What you need to do: Skip the pictures. Set down, word for word, the lines from the start of the material up to and including the line with "1.0e-8, 1.1e-8, 2.0e-8]".
======== Dataset section ========
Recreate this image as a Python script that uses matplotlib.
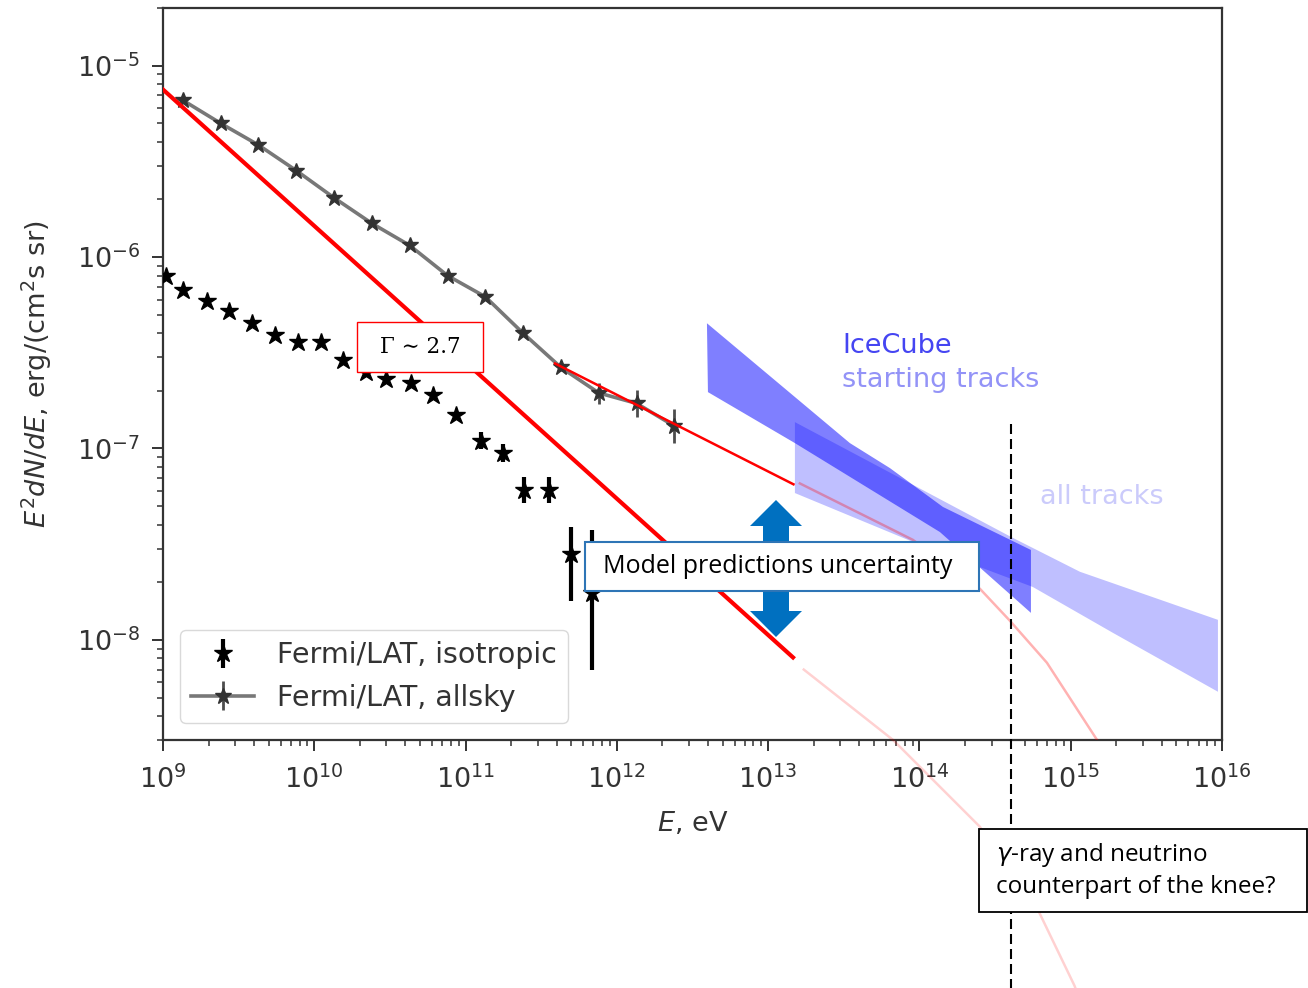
import numpy as np
import matplotlib.pyplot as plt
from matplotlib import patches
from matplotlib.ticker import FixedLocator, LogLocator, NullFormatter

plt.rcParams['font.family'] = ['DejaVu Sans']

# Fermi/LAT isotropic background (E in eV, E^2 dN/dE in erg/(cm^2 s sr))
iso_E = [1.05e9, 1.35e9, 1.95e9, 2.75e9, 3.9e9, 5.5e9, 7.8e9, 1.1e10, 1.55e10, 2.2e10,
         3.0e10, 4.35e10, 6.1e10, 8.7e10, 1.26e11, 1.78e11, 2.45e11, 3.55e11, 5.0e11, 6.9e11]
iso_F = [8.0e-7, 6.7e-7, 5.9e-7, 5.2e-7, 4.5e-7, 3.9e-7, 3.6e-7, 3.6e-7, 2.9e-7, 2.5e-7,
         2.3e-7, 2.2e-7, 1.9e-7, 1.5e-7, 1.1e-7, 9.5e-8, 6.1e-8, 6.1e-8, 2.8e-8, 1.75e-8]
iso_lo = [1.5e-8, 1.2e-8, 1.0e-8, 9e-9, 8e-9, 7e-9, 7e-9, 7e-9, 6e-9, 6e-9,
          6e-9, 6e-9, 6e-9, 6e-9, 1.1e-8, 1.0e-8, 9e-9, 9e-9, 1.2e-8, 1.05e-8]
iso_hi = [1.5e-8, 1.2e-8, 1.0e-8, 9e-9, 8e-9, 7e-9, 7e-9, 7e-9, 6e-9, 6e-9,
          6e-9, 6e-9, 6e-9, 6e-9, 1.2e-8, 1.1e-8, 1.0e-8, 1.0e-8, 1.1e-8, 2.0e-8]

# Fermi/LAT all-sky
sky_E = [1.35e9, 2.4e9, 4.27e9, 7.6e9, 1.35e10, 2.4e10, 4.27e10, 7.6e10, 1.35e11, 2.4e11,
         4.27e11, 7.6e11, 1.35e12, 2.4e12]
sky_F = [6.6e-6, 5.0e-6, 3.85e-6, 2.83e-6, 2.04e-6, 1.5e-6, 1.15e-6, 8.0e-7, 6.2e-7, 4.0e-7,
         2.65e-7, 1.95e-7, 1.72e-7, 1.31e-7]
sky_lo = [1e-7, 8e-8, 6e-8, 4e-8, 3e-8, 2.5e-8, 2e-8, 1.5e-8, 1.2e-8, 1e-8,
          1e-8, 2.4e-8, 2.6e-8, 2.4e-8]
sky_hi = [1e-7, 8e-8, 6e-8, 4e-8, 3e-8, 2.5e-8, 2e-8, 1.5e-8, 1.2e-8, 1e-8,
          1e-8, 2.4e-8, 3.1e-8, 3.0e-8]

# power laws
pl27_E = [1e9, 1.46e13]
pl27_F = [7.5e-6, 8.1e-9]
plsky_E = [3.9e11, 1.47e13]
plsky_F = [2.78e-7, 6.5e-8]

# model extrapolations with cutoff
cut_hi_E = [1.62e13, 9.06e13, 2.51e14, 3.96e14, 6.96e14, 1.49e15, 1.87e15]
cut_hi_F = [6.57e-8, 3.33e-8, 1.85e-8, 1.26e-8, 7.6e-9, 3.01e-9, 2.28e-9]
cut_lo_E = [1.72e13, 6.7e13, 2.5e14, 6.2e14, 1.06e15, 1.3e15]
cut_lo_F = [7.0e-9, 3.0e-9, 1.06e-9, 3.76e-10, 1.56e-10, 1.0e-10]

# IceCube bands
start_E = [3.94e12, 3.47e13, 6.38e13, 1.43e14, 5.46e14,
           5.46e14, 1.366e14, 1.503e13, 4.0e12]
start_F = [4.51e-7, 1.067e-7, 7.9e-8, 4.95e-8, 2.95e-8,
           1.384e-8, 3.66e-8, 1.067e-7, 1.97e-7]
all_E = [1.503e13, 4.15e14, 1.15e15, 9.4e15,
         9.4e15, 1.9e15, 5.62e14, 9.06e13, 1.503e13]
all_F = [1.373e-7, 3.41e-8, 2.27e-8, 1.273e-8,
         5.36e-9, 1.089e-8, 1.89e-8, 3.25e-8, 5.85e-8]

knee_E = 4.0e14

x_ticks = [1e9, 1e10, 1e11, 1e12, 1e13, 1e14, 1e15, 1e16]
y_ticks = [1e-8, 1e-7, 1e-6, 1e-5]

W, H = 1308, 988
fig = plt.figure(figsize=(W / 100, H / 100), dpi=100)
ax = fig.add_axes([163 / W, 1 - 740 / H, (1222 - 163) / W, (740 - 8) / H])
fs = 19.5

ax.fill(start_E, start_F, color='blue', alpha=0.5, lw=0, zorder=1)
ax.fill(all_E, all_F, color='blue', alpha=0.25, lw=0, zorder=1)

ax.errorbar(iso_E, iso_F, yerr=[iso_lo, iso_hi], fmt='*', color='k', ms=13.5,
            elinewidth=3, label='Fermi/LAT, isotropic', zorder=3)
ax.errorbar(sky_E, sky_F, yerr=[sky_lo, sky_hi], color='0.47', lw=2.6, marker='*', ms=12,
            mfc='0.2', mec='0.2', ecolor='0.3', elinewidth=2, label='Fermi/LAT, allsky', zorder=3)

ax.plot(pl27_E, pl27_F, color='red', lw=3, zorder=4)
ax.plot(plsky_E, plsky_F, color='red', lw=1.8, zorder=4)
ax.plot(cut_hi_E, cut_hi_F, color='red', alpha=0.3, lw=1.8, zorder=4)
ax.plot(cut_lo_E, cut_lo_F, color='red', alpha=0.18, lw=1.8, zorder=4, clip_on=False)
ax.axvline(knee_E, ymin=-0.34, ymax=0.434, color='k', lw=1.5, ls=(0, (4.8, 2.4)),
           clip_on=False, zorder=4)

ax.text(3.1e13, 3.42e-7, 'IceCube', color='#4545f2', fontsize=fs, va='center')
ax.text(3.1e13, 2.28e-7, 'starting tracks', color='#9393f7', fontsize=fs, va='center')
ax.text(6.3e14, 5.57e-8, 'all tracks', color='#cbcbfb', fontsize=fs, va='center')

ax.set_xscale('log')
ax.set_yscale('log')
ax.set_xlim(1e9, 1e16)
ax.set_ylim(3e-9, 2e-5)
ax.xaxis.set_major_locator(FixedLocator(x_ticks))
ax.yaxis.set_major_locator(FixedLocator(y_ticks))
for a in (ax.xaxis, ax.yaxis):
    a.set_minor_locator(LogLocator(base=10, subs=np.arange(2, 10), numticks=20))
    a.set_minor_formatter(NullFormatter())
ax.tick_params(which='major', length=8, width=1.4, labelsize=fs, colors='0.2')
ax.tick_params(which='minor', length=4.5, width=1.1, colors='0.2')
ax.tick_params(axis='x', which='major', pad=10)
ax.tick_params(axis='y', which='major', pad=8.5)
for s in ax.spines.values():
    s.set_linewidth(1.6)
    s.set_color('0.2')

ax.set_xlabel(r'$E$, eV', fontsize=fs, color='0.2')
ax.set_ylabel(r'$E^2dN/dE$, erg/(cm$^2$s sr)', fontsize=fs, color='0.2')
ax.xaxis.set_label_coords(0.5, -0.095)
ax.yaxis.set_label_coords(-0.103, 0.5)

leg = ax.legend(loc='lower left', fontsize=20.5, handlelength=2.2, borderaxespad=0.6,
                edgecolor='0.85', framealpha=1)
for t in leg.get_texts():
    t.set_color('0.2')


# overlay annotations (figure pixel layout)
def fx(x):
    return x / W


def fy(y):
    return 1 - y / H


def box(x0, y0, x1, y1, ec, lw, z):
    r = patches.Rectangle((fx(x0), fy(y1)), fx(x1) - fx(x0), fy(y0) - fy(y1),
                          transform=fig.transFigure, fc='white', ec=ec, lw=lw, zorder=z)
    fig.add_artist(r)


box(357, 322, 483, 372, 'red', 1.0, 6)
fig.text(fx(420), fy(347), 'Γ ∼ 2.7', family='DejaVu Serif', fontsize=15.5,
         ha='center', va='center', zorder=7)

arrow = [(776, 500), (802, 526), (789, 526), (789, 611), (802, 611), (776, 637),
         (750, 611), (763, 611), (763, 526), (750, 526)]
fig.add_artist(patches.Polygon([(fx(x), fy(y)) for x, y in arrow], closed=True,
                               transform=fig.transFigure, fc='#0070c0', ec='none', zorder=5))
box(585, 542, 979, 591, '#2e75b6', 1.5, 6)
fig.text(fx(603), fy(566), 'Model predictions uncertainty', family='Open Sans', fontsize=18,
         va='center', zorder=7)

box(979, 829, 1307, 912, 'k', 1.3, 6)
fig.text(fx(996), fy(870), '$\\gamma$-ray and neutrino\ncounterpart of the knee?',
         family='Open Sans', fontsize=17.5, va='center', linespacing=1.35, zorder=7)

fig.savefig('out.png', dpi=100)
========
Expected output:
Recreate this image as a Python script that uses matplotlib.
import numpy as np
import matplotlib.pyplot as plt
from matplotlib import patches
from matplotlib.ticker import FixedLocator, LogLocator, NullFormatter

plt.rcParams['font.family'] = ['DejaVu Sans']

# Fermi/LAT isotropic background (E in eV, E^2 dN/dE in erg/(cm^2 s sr))
iso_E = [1.05e9, 1.35e9, 1.95e9, 2.75e9, 3.9e9, 5.5e9, 7.8e9, 1.1e10, 1.55e10, 2.2e10,
         3.0e10, 4.35e10, 6.1e10, 8.7e10, 1.26e11, 1.78e11, 2.45e11, 3.55e11, 5.0e11, 6.9e11]
iso_F = [8.0e-7, 6.7e-7, 5.9e-7, 5.2e-7, 4.5e-7, 3.9e-7, 3.6e-7, 3.6e-7, 2.9e-7, 2.5e-7,
         2.3e-7, 2.2e-7, 1.9e-7, 1.5e-7, 1.1e-7, 9.5e-8, 6.1e-8, 6.1e-8, 2.8e-8, 1.75e-8]
iso_lo = [1.5e-8, 1.2e-8, 1.0e-8, 9e-9, 8e-9, 7e-9, 7e-9, 7e-9, 6e-9, 6e-9,
          6e-9, 6e-9, 6e-9, 6e-9, 1.1e-8, 1.0e-8, 9e-9, 9e-9, 1.2e-8, 1.05e-8]
iso_hi = [1.5e-8, 1.2e-8, 1.0e-8, 9e-9, 8e-9, 7e-9, 7e-9, 7e-9, 6e-9, 6e-9,
          6e-9, 6e-9, 6e-9, 6e-9, 1.2e-8, 1.1e-8, 1.0e-8, 1.0e-8, 1.1e-8, 2.0e-8]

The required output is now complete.